Bemidji author Gerald C. "Jeb" Monge's book, "A Spiritual Memoir (Reflections on Mark)," presents the Jesus that Mark envisioned in the Gospel of Mark. Monge, a former Lutheran pastor, describes himself as a spiritual man rather than a religious one. Pioneer Photo/Molly Miron

Gerald C. "Jeb" Monge describes himself as not a religious man, but a spiritual man.

In that context, he has written "A Spiritual Memoir (Reflections on Mark)" to present the Jesus that Mark envisioned and to encourage readers to consider Jesus as an influence in their lives.

Monge, 69, grew up in a Norwegian Pietistic home in Tracy, Minn. He questioned religion as a student at the University of Minnesota studying philosophy. However, he spent four years at Luther Theological Seminary in St. Paul and became a Lutheran pastor. In 1980, he left the ministry and went to financial consulting for small business owners. He retired to Bemidji in 1995. But he never stopped studying the Gospels.

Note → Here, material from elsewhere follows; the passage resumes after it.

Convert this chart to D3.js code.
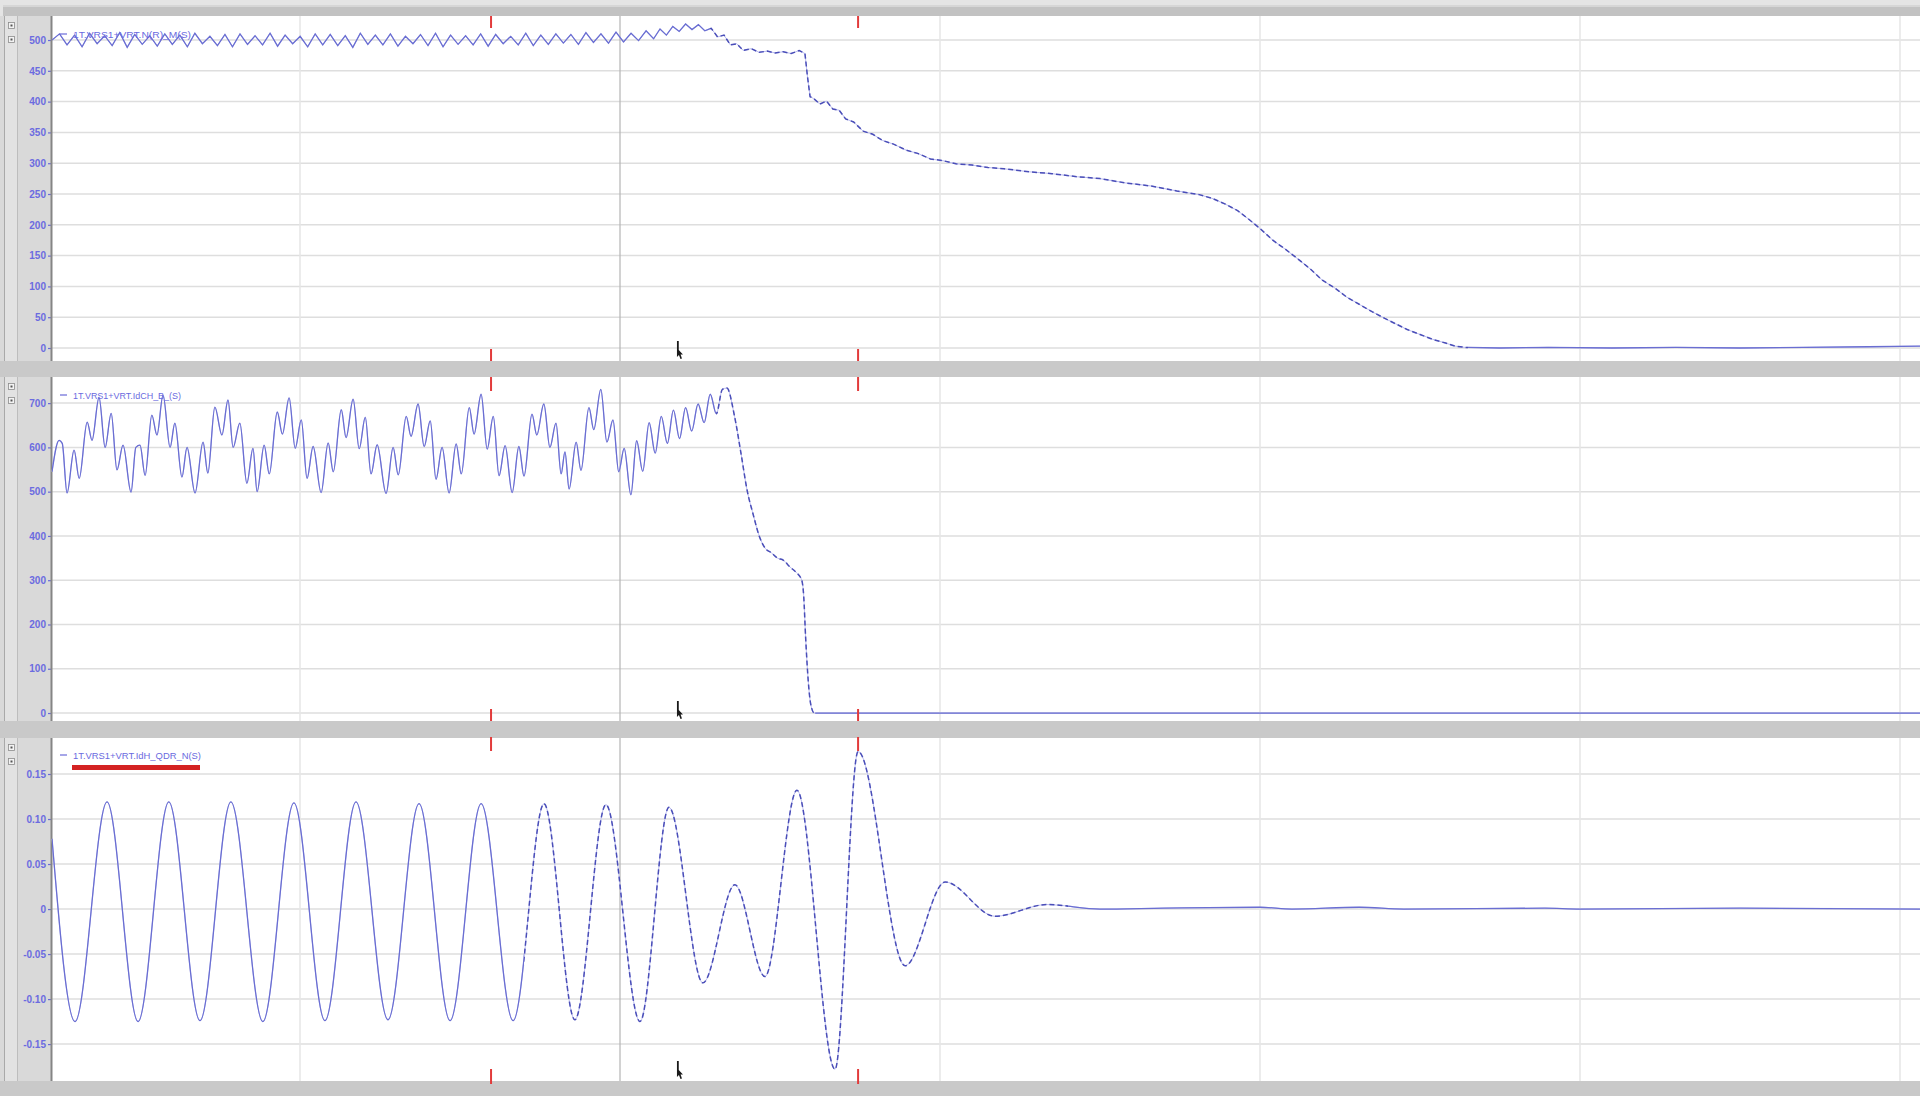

"Even though I went into business, I never stopped studying theology and philosophy," Monge said.

In the introduction of "A Spiritual Memoir," Monge explains his impression of religion versus spirituality: "A spiritual person seeks meaning in relationship to God and others. Whereas the religious person focuses more on the group to which he belongs."

Monge said Mark's was the first of the Gospels, written about 70 A.D., about 40 years after Jesus died. He said Matthew and Luke based their Gospels on Mark's, but aimed their writing for different audiences. He said Matthew wrote for the Jews and Luke for the Gentiles.

"The Jesus I see in Mark is a good teacher and a very good philosopher," Monge writes in his introduction. "What makes him different is that he is the embodiment of the message he is teaching. That is what makes him so unique."

Monge noted that Mark writes the first chapters of his Gospel telling of Jesus' life, but spends the last half of the book on the last week of Jesus' life.

Monge said there is a theory that Mark was a follower of Jesus as a teenager, and that Mark refers to himself in Chapter 14:51-52 in his account of Jesus' arrest: "A certain young man followed him, having a linen cloth thrown around himself, over his naked body. The young men grabbed him, but he left the linen cloth, and fled from them naked."

"He got scared and ran away," Monge said.

No one knows, and as Monge writes, there is no proof of Jesus' resurrection or other tenets of faith.

"The only thing we can do is to continue to study and remain open to the newness we experience in our journey," he writes.

Monge has previously published two plays and some poetry. He will hold two book signings 1-4 p.m. July 25 at Book World, 410 Minnesota Ave. N.W., and 1-3 p.m. Aug. 8 at B. Dalton in Paul Bunyan Mall.

"A Spiritual Memoir," 299 pages, 2009, $27.95, was published by Publish America.